President's page, February 2019
Welcome to February – with luck spring is approaching. Looking back to last year what turned up was the ‘polar vortex’ so it’s perhaps best if I stick to tax and not weather forecasts!
It’s that time of year when, as well as being busy with self-assessment tax returns, your annual return for the CIOT is due. Thank you to all of you who managed to get your return in on time. This really saves the Institute staff time and all of us the additional cost involved in chasing the few who don’t. If your return is yet to be done it only takes a few minutes.
As I am sure many of you will know, Jean Jesty, Past President of the ATT, passed away on New Year’s eve. Right to the end Jean remained active in both the ATT and CIOT particularly on Professional Standards. Jeremy has said more on the ATT page, and a full obituary will run in the March 2019 issue. Our condolences go to Jean’s family and friends and everyone at the ATT.
I was very pleased to see that HMRC’s Chief, Jon Thompson, is now Sir Jon and Patrick Mears, Chair of the GAAR Panel was made OBE. Congratulations to them both – it is great to see members of the profession being recognised for the contribution they make. The other welcome announcement was that past President Bill Dodwell has been appointed as the new Director of the Office of Tax Simplification. Bill replaces Paul Morton and maintains an amazing run of former members of the CIOT Council who have held this role. I am sure he will do a great job.
Just before the end of last year I spent the day in Swansea together with Robert Lillycorp of South Wales branch as the guest of Terry Filer and her students in the University business school. What an amazing group (including Robert, whose enthusiasm for the CIOT encouragement of university students is infectious), the level of interest in tax both as a subject and as a possible career was incredible. And not just in the professional firms but also in HMRC to whom some had applied for graduate level entry. It was a great day even if I did feel outclassed and my thanks go to Terry and her students for the warm reception and to Robert for looking after me! I have no doubt that any firm would be better for having such talent – add some experience to the energy, intelligence and enthusiasm and you have an unbeatable combination.

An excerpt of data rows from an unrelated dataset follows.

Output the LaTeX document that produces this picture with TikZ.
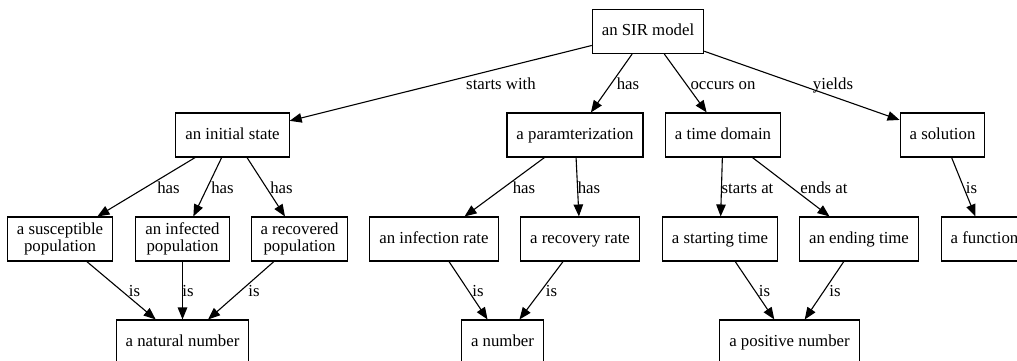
\documentclass[tikz,border=0pt]{standalone}
\usepackage{fontspec}
\setmainfont{Liberation Serif}
\usetikzlibrary{arrows.meta}

\begin{document}
\begin{tikzpicture}[
    x=1pt, y=-1pt,
    font=\fontsize{16.8}{16.5}\selectfont,
    basebox/.style={rectangle, draw, line width=1.1pt, minimum height=44pt, inner xsep=9.5pt, inner ysep=2pt, align=center},
    box/.style={basebox, text height=12pt, text depth=3.5pt},
    twobox/.style={basebox},
    arrow/.style={-{Triangle[length=12pt,width=9.5pt]}, line width=1.1pt},
    lbl/.style={anchor=base, inner sep=0pt}
]
    \useasboundingbox (0,0) rectangle (1017,360);

    \node[box] (sir) at (648, 31.5) {an SIR model};

    \node[box] (init) at (232.5, 135) {an initial state};
    \node[box] (param) at (575, 135) {a paramterization};
    \node[box] (tdom) at (723, 135) {a time domain};
    \node[box] (sol) at (942.5, 135) {a solution};

    \node[twobox] (sus) at (60, 239) {a susceptible\\population};
    \node[twobox] (inf) at (182.5, 239) {an infected\\population};
    \node[twobox] (rec) at (299.5, 239) {a recovered\\population};
    \node[box] (irate) at (434, 239) {an infection rate};
    \node[box] (rrate) at (580, 239) {a recovery rate};
    \node[box] (tstart) at (720, 239) {a starting time};
    \node[box] (tend) at (859, 239) {an ending time};
    \node[box] (func) at (984.5, 239) {a function};

    \node[box] (nat) at (182.5, 342) {a natural number};
    \node[box] (num) at (502.5, 342) {a number};
    \node[box] (pos) at (789.5, 342) {a positive number};

    \draw[arrow] (sir) -- (init) node[lbl] at (501, 89) {starts with};
    \draw[arrow] (sir) -- (param) node[lbl] at (628, 89) {has};
    \draw[arrow] (sir) -- (tdom) node[lbl] at (723, 89) {occurs on};
    \draw[arrow] (sir) -- (sol) node[lbl] at (833, 89) {yields};

    \draw[arrow] (init) -- (sus) node[lbl] at (168.5, 193) {has};
    \draw[arrow] (init) -- (inf) node[lbl] at (222.5, 193) {has};
    \draw[arrow] (init) -- (rec) node[lbl] at (281.5, 193) {has};
    \draw[arrow] (param) -- (irate) node[lbl] at (524, 193) {has};
    \draw[arrow] (param) -- (rrate) node[lbl] at (589, 193) {has};
    \draw[arrow] (tdom) -- (tstart) node[lbl] at (747.5, 193) {starts at};
    \draw[arrow] (tdom) -- (tend) node[lbl] at (824, 193) {ends at};
    \draw[arrow] (sol) -- (func) node[lbl] at (971.5, 193) {is};

    \draw[arrow] (sus) -- (nat) node[lbl] at (134.5, 296) {is};
    \draw[arrow] (inf) -- (nat) node[lbl] at (188, 296) {is};
    \draw[arrow] (rec) -- (nat) node[lbl] at (254, 296) {is};
    \draw[arrow] (irate) -- (num) node[lbl] at (478, 296) {is};
    \draw[arrow] (rrate) -- (num) node[lbl] at (551.5, 296) {is};
    \draw[arrow] (tstart) -- (pos) node[lbl] at (764.5, 296) {is};
    \draw[arrow] (tend) -- (pos) node[lbl] at (835, 296) {is};
\end{tikzpicture}
\end{document}
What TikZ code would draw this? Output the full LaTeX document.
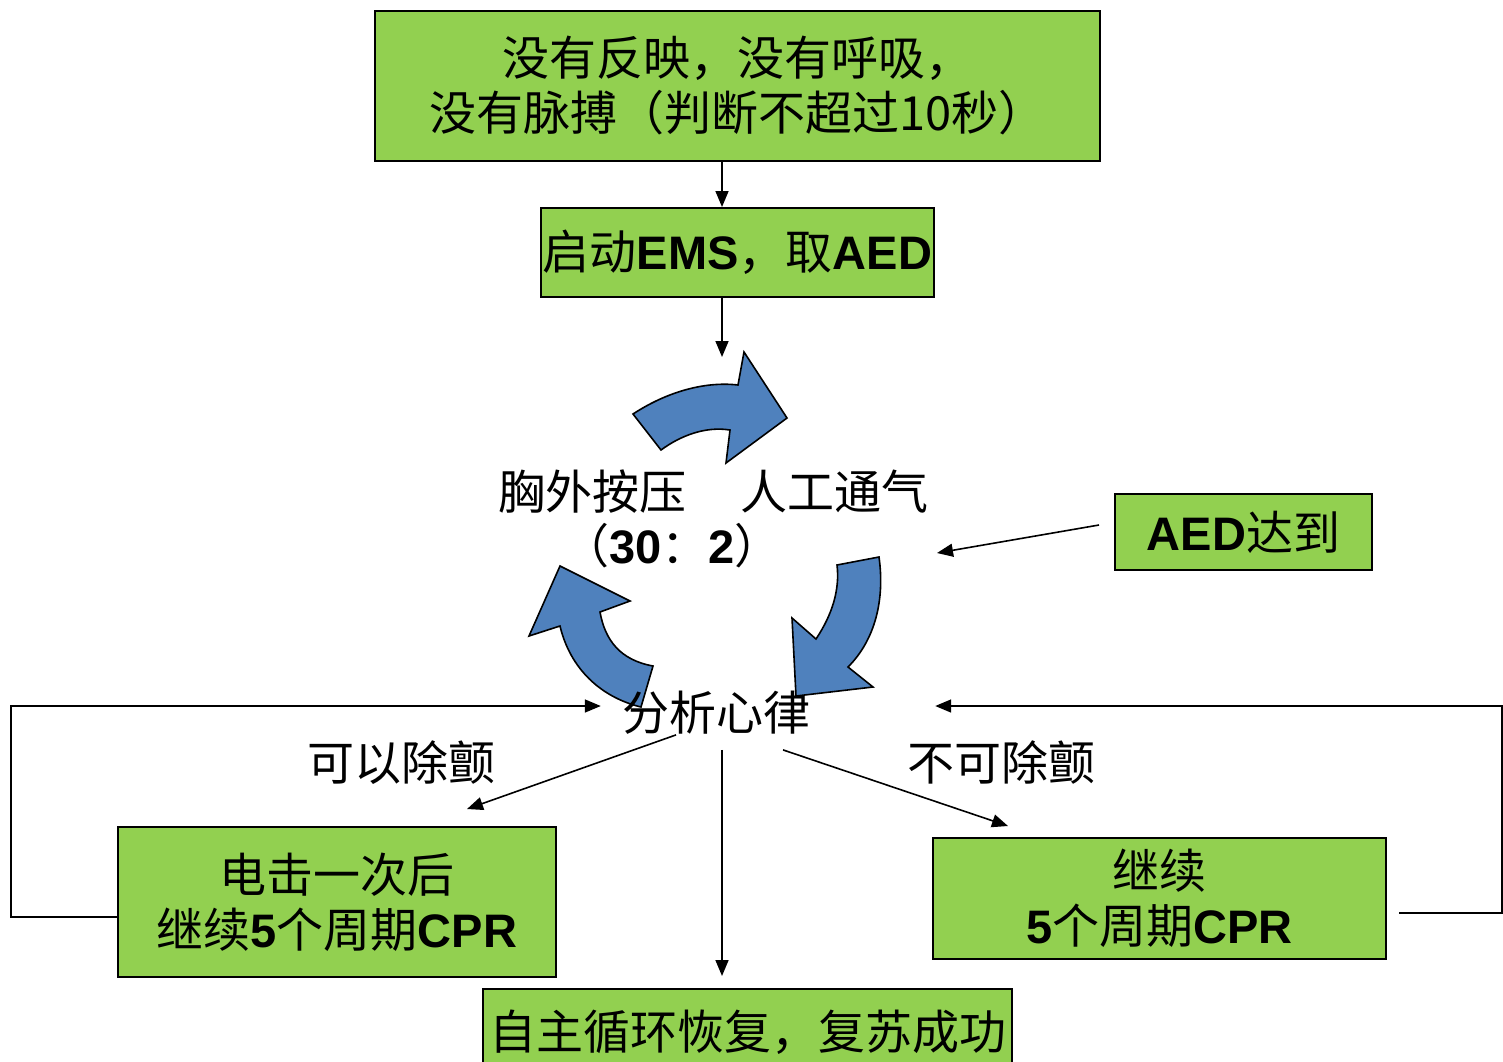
\documentclass[tikz,border=0pt]{standalone}
\usepackage{fontspec}
\setmainfont{Noto Sans CJK SC}
\newfontfamily\arialfam{Liberation Sans}
\usetikzlibrary{arrows.meta}
\newcommand\latb[1]{{\arialfam\bfseries #1}}
\definecolor{boxgreen}{HTML}{92D050}
\definecolor{cycblue}{HTML}{4F81BD}
\begin{document}
\begin{tikzpicture}[x=1pt,y=-1pt,
  font=\fontsize{47}{55}\selectfont,
  box/.style={draw=black, line width=2pt, fill=boxgreen, inner sep=0pt, align=center},
  lbl/.style={inner sep=0pt, align=center},
  arr/.style={line width=1.6pt, -{Triangle[length=16pt,width=13pt]}},
  cyc/.style={fill=cycblue, draw=black, line width=1.6pt, line join=miter}]
\useasboundingbox (0,0) rectangle (1503,1061);
\fill[white] (0,0) rectangle (1503,1061);

% boxes
\node[box, minimum width=725pt, minimum height=150pt] (top) at (737.5,86) {没有反映，没有呼吸，\\没有脉搏（判断不超过10秒）};
\node[box, minimum width=393pt, minimum height=89pt] (ems) at (737.5,252.5) {启动\latb{EMS}，取\latb{AED}};
\node[box, minimum width=257pt, minimum height=76pt] (aed) at (1243.5,532) {\latb{AED}达到};
\node[box, minimum width=438pt, minimum height=150pt] (shock) at (337,902) {电击一次后\\继续\latb{5}个周期\latb{CPR}};
\node[box, minimum width=453pt, minimum height=121pt] (cont) at (1159.5,898.5) {继续\\\latb{5}个周期\latb{CPR}};
\node[box, minimum width=529pt, minimum height=86pt] (rosc) at (747.5,1032) {自主循环恢复，复苏成功};

% cycle arrows
\draw[cyc] (633,414) .. controls (665,393) and (703,381) .. (738,385) -- (744,352) -- (787,418) -- (726,463) -- (730,430)
  .. controls (705,426) and (680,436) .. (661,450) -- cycle;
\draw[cyc] (879,557) .. controls (885,600) and (875,640) .. (848,667) -- (873,687) -- (796,696) -- (792,618) -- (816,639)
  .. controls (832,615) and (840,590) .. (837,565) -- cycle;
\draw[cyc] (641,707) .. controls (600,697) and (570,668) .. (560,626) -- (529,636) -- (560,566) -- (630,601) -- (600,612)
  .. controls (605,640) and (620,660) .. (653,666) -- cycle;

% labels
\node[lbl] (cpr) at (714,492) {胸外按压\hspace{1.15em}人工通气};
\node[lbl] (ratio) at (672,546) {（\latb{30}：\latb{2}）};
\node[lbl] (ana) at (716,713) {分析心律};
\node[lbl] (yes) at (401,763) {可以除颤};
\node[lbl] (no) at (1001,763) {不可除颤};

% connectors
\coordinate (cyctop) at (722,357);
\coordinate (aedin) at (937,553);
\draw[arr] ([shift={(-15.5,0)}]top.south) -- ([shift={(-15.5,0)}]ems.north);
\draw[arr] ([shift={(-15.5,0)}]ems.south) -- (cyctop);
\draw[arr] ([shift={(-15,-7)}]aed.west) -- (aedin);
\draw[arr] ([shift={(-40,0)}]ana.south) -- ([shift={(130,-17)}]shock.north);
\draw[arr] ([shift={(6,15)}]ana.south) -- ([shift={(-25.5,-12)}]rosc.north);
\draw[arr] ([shift={(67,15)}]ana.south) -- ([shift={(-151.5,-11)}]cont.north);
\draw[arr] ([shift={(0,15)}]shock.west) -- ++(-106,0) |- ([shift={(-21,-7)}]ana.west);
\draw[arr] ([shift={(12,14.5)}]cont.east) -- ++(103,0) |- ([shift={(125,-7)}]ana.east);
\end{tikzpicture}
\end{document}
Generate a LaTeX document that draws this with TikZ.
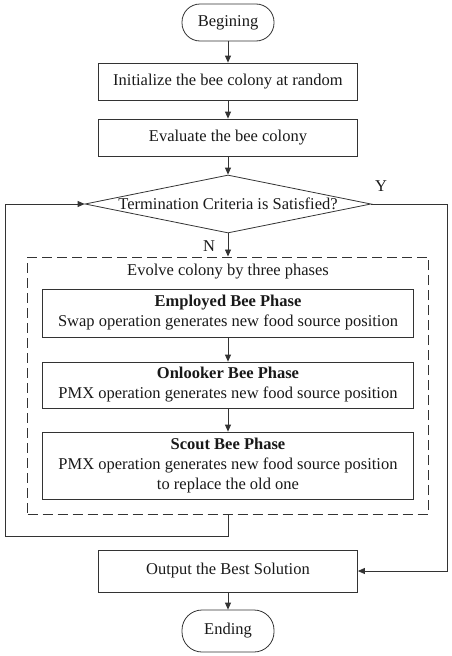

We have just passed the self-assessment return deadline. I file online – as I expect more and more people do each year. On the whole, I find it clear and easy to use and I would recommend it. But there are aspects that I do find annoying – not least the lack of pre-population, for example, of employment details. Also try this next time: complete only the entries that apply to you and nothing else, when you get to the end it will give you a ticking off for numerous errors! When you check this, you find that it requires positive answers to some things and not others. For example, you must tell it whether or not you are blind, but even if you say you have a pension it does not require you to put in an amount. It requires you to say whether you had an underpayment in the previous year in addition to other related confirmations. Why does it not know? Some years ago (when I was still in HMRC) I had failed to put the PAYE from my Revenue salary on my return. All the self-assessment system did was issue a statement asking me to pay the amount that was ‘owing’ plus a payment on account for the following year. Leaving aside the legal rights and wrongs of such a demand what it did not do was flag me for enquiry as to why HMRC had seemingly failed to operate PAYE! When I contacted HMRC to correct this I was somewhat curtly told, in response to my suggestion that how the system had responded was a bit odd, that ‘I was entitled to my own opinion’! While this was, of course, true, it did not mean I was wrong. And this is equally relevant today since, in large part, many of HMRC’s difficulties in tackling PAYE and NIC avoidance have stemmed from the fact that the rules around tax and NIC management do not allow HMRC to recover from, or effectively counteract, its own delay and error. It would be interesting to know how many of the tens of thousands of open cases are going nowhere because HMRC realises that there is nowhere to go due to time limits or some other legal issue that blocks their path?
The CIOT and ATT have moved to their new home at the start of last month. It will take some time for the new office to settle down but the improvement in accommodation for the staff and ‘drop-in’-style facilities for volunteers is enormous. Also, with much better technology and meeting facilities the new office is a step change in what has gone before. Well done to everyone involved for your hard work.
It is Spring conference time in Cambridge next month – it has a really brilliant programme and I hope to see you there.